Comparative evaluation of rosmarinic acid, methyl rosmarinate and pedalitin isolated from Rabdosia serra (MAXIM.) HARA as inhibitors of tyrosinase and α-glucosidase

Food Chem. 2011 Dec 1;129(3):884-9. doi: 10.1016/j.foodchem.2011.05.039. Epub 2011 May 12.

Abstract

Rabdosia serra has been used in traditional Chinese medicine for centuries. In order to illustrate the pharmaceutical activity of R. serra as hypoglycaemic and skin-whitening agents, rosmarinic acid (confirmed as the major compound in R. serra), methyl rosmarinate and pedalitin isolated from R. serra were evaluated for their inhibitory effects and mechanisms on tyrosinase and α-glucosidase. The inhibitory effects on both tyrosinase and α-glucosidase were in decreasing order, pedalitin>methyl rosmarinate>rosmarinic acid. The IC50 values for the tyrosinase and α-glucosidase activity inhibited by pedalitin were 0.28 and 0.29mM, respectively. Both rosmarinic acid and methyl rosmarinate were considered as noncompetitive inhibitors of tyrosinase, while pedalitin was suggested to be a mixed-type inhibitor of tyrosinase.
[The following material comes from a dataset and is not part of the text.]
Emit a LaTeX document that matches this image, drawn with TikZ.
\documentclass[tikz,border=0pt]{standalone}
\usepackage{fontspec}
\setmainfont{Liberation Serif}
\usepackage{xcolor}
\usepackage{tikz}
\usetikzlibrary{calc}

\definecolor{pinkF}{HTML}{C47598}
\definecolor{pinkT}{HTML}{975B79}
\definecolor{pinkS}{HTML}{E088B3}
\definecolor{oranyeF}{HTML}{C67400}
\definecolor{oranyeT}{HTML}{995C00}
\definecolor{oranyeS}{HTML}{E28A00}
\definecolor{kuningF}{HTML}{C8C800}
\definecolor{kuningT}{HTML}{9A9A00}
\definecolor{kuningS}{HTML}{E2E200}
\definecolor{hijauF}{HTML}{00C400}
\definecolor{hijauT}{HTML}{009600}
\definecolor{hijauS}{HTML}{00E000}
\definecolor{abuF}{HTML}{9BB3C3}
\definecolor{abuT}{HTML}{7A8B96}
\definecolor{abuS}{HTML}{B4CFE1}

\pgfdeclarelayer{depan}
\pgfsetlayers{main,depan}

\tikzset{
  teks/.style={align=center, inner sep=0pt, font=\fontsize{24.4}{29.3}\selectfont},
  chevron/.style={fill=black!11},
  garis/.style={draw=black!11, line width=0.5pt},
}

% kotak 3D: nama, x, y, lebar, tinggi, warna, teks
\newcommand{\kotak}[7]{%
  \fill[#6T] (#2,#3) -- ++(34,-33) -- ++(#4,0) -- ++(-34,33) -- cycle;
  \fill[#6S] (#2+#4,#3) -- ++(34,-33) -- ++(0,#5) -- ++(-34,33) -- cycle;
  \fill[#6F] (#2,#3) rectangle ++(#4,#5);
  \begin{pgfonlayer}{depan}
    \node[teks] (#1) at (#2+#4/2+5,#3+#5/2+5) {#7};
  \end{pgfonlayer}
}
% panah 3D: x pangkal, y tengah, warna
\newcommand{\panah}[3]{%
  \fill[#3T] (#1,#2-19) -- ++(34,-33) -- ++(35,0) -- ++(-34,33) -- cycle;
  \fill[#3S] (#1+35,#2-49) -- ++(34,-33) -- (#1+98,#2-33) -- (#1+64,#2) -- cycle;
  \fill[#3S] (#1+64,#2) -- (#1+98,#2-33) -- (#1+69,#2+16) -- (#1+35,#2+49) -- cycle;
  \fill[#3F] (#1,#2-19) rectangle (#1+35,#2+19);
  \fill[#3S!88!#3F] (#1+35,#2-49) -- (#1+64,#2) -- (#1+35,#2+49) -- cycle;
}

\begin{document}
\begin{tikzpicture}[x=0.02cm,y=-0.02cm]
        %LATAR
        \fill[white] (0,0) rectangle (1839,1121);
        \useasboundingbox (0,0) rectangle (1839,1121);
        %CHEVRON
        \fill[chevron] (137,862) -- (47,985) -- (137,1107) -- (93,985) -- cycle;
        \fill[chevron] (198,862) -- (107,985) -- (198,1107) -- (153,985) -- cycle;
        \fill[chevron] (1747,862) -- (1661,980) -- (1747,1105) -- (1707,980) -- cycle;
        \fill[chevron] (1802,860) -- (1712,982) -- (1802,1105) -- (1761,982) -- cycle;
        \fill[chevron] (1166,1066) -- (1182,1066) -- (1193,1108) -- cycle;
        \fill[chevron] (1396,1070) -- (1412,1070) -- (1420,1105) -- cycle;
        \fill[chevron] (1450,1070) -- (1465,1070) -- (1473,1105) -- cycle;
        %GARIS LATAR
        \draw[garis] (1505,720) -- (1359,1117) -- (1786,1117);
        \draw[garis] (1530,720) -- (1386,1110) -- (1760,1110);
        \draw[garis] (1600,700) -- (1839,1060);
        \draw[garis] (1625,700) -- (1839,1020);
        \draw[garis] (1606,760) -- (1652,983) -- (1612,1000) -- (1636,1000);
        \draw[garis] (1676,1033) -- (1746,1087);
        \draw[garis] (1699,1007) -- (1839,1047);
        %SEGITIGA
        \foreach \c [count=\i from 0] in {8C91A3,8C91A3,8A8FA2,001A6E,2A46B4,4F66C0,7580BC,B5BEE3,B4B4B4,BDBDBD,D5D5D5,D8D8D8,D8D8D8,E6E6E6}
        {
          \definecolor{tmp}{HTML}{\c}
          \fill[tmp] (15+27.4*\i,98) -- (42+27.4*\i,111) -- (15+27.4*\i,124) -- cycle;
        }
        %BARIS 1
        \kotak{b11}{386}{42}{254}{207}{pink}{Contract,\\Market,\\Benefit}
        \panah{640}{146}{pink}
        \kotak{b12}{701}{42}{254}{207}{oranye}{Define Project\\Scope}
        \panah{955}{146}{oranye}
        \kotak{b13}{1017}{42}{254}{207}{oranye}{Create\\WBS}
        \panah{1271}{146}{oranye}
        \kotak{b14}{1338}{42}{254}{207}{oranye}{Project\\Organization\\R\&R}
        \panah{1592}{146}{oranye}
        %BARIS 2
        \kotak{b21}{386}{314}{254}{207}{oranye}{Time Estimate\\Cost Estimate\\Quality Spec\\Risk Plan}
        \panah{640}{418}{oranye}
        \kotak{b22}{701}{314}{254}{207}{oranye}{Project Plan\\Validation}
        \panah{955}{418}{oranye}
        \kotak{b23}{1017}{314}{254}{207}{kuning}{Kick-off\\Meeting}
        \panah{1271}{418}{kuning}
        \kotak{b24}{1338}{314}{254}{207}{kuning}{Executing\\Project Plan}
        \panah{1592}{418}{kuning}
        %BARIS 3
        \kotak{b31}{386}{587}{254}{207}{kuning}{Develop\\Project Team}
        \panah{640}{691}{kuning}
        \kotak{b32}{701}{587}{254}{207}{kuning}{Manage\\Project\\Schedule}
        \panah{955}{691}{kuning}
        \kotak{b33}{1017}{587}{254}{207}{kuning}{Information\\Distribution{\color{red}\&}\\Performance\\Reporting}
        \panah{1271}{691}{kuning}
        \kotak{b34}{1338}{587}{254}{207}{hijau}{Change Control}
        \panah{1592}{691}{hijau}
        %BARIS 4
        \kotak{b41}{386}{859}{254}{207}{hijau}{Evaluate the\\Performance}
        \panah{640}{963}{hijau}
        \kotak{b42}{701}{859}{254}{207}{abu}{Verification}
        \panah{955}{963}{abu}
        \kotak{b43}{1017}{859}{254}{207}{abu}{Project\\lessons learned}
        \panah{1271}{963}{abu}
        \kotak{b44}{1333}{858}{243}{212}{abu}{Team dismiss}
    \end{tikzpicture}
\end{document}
In the assay of α-glucosidase inhibition, rosmarinic acid was found to be a competitive inhibitor, whereas both methyl rosmarinate and pedalitin were considered as mixed-type inhibitors.

Keywords: Inhibitory effects; Mushroom tyrosinase; Phenolics; Rabdosia serra (MAXIM.) HARA; Yeast α-glucosidase.